Locally, the push came from Rupert Yakelashek, 10, who attended a Blue Dot tour event and then lobbied Victoria councillors on the matter during the municipal election campaign.  “I was driving into town and listening to this young fellow Rupert on the radio, and I thought, ‘What a joy to listen to,’” Brice said.

After Victoria passed its motion, a councillor approached Brice and asked her if Saanich might attempt to do the same.

The declaration states multiple environmental human rights, such as the right to breathe clean air, the right to drink clean water, the right to consume safe food and the right to participate in decision-making that will affect the environment.

The declaration also states that the District of Saanich will take cost-effective measures to prevent the degradation of the environment and protect the health of its citizens.

“He [Suzuki] said that Canada had fallen behind in the environmental race and that many countries have environmental rights, but not Canada,” Yakelashek said. “If humans are harming the environment, we’re directly harming ourselves.”

Deborah Curran, an environmental law professor at the University of Victoria, said the declaration is positive as most municipalities fail to flex their full environmental muscles.

“Through Sec. 8 and 9 of the (B.C.) Community Charter, municipalities can enact bylaws for the protection of the environment: anti-pollution bylaws for watercourse protection, tree protection, air quality protection. There are very few municipalities who have done this to their full extent,” Curran said.

Curran pointed to Saanich’s Urban Containment Boundary, established in the 1960s, as a “rousing success” in environmental protection at the municipal level.

However, the boundary was put in place for very different concerns: the municipality didn’t want to extend sewer and water service beyond what could be fed by gravity, Curran said.
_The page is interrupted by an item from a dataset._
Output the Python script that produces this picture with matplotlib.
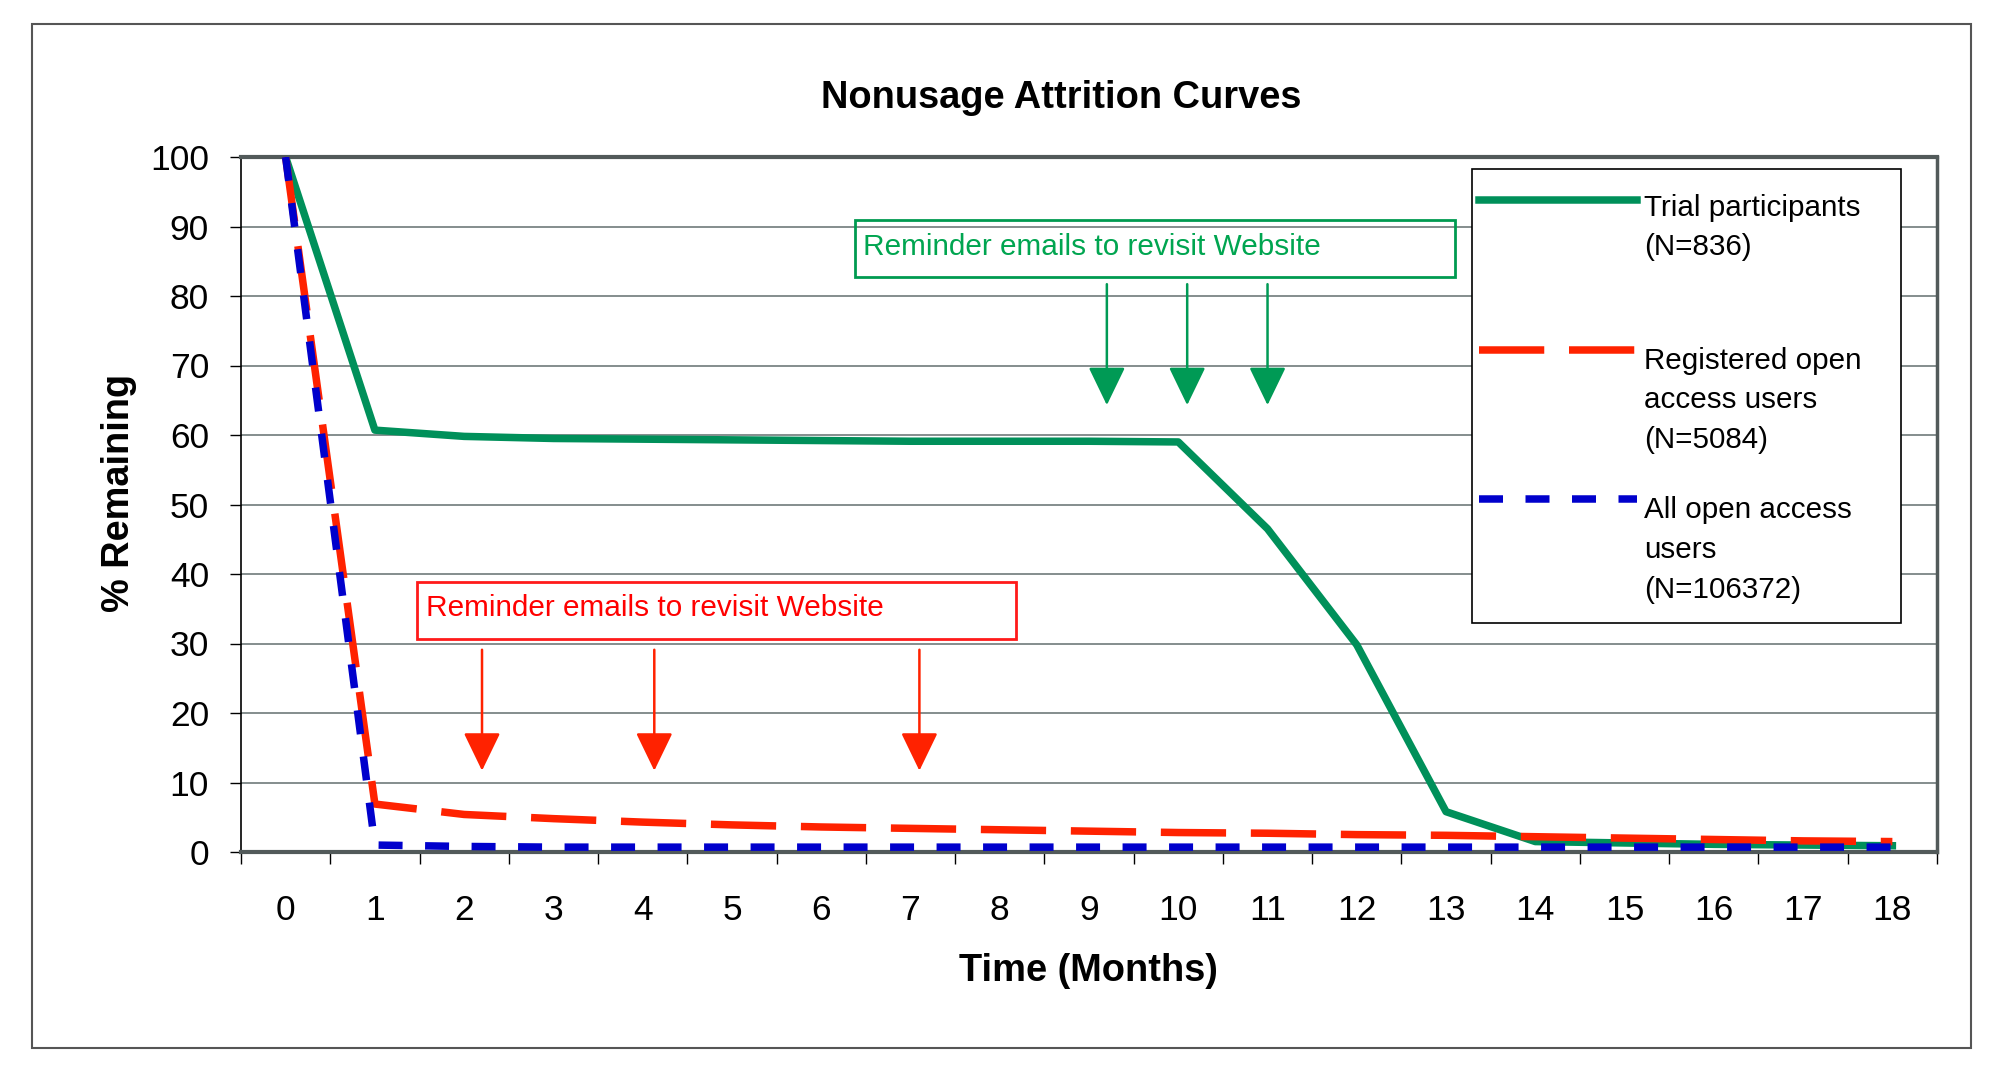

“Now, it has much broader sustainability purposes and it’s a good success story for maintaining vibrant urban areas and maintaining a vibrant urban agricultural economy,” she said.

Curran said a declaration of the right to a healthy environment can help “daylight” environmental policies across a municipality. “You’re forced to look at cumulative impacts and look at it in an integrated way around health and environment,” she said.

Brice is asking council for an agreement in principle and to forward the declaration to committee of the whole, where the public can have input. Residents would have a chance to weigh at a council meeting no earlier than Feb. 26.

“There was a day when it was a good thing to accommodate a person’s disabilities, and then it eventually became a right,” Brice said. “You have to ask at what point do some of these fundamental environmental components become something which we, as Canadians, should expect.”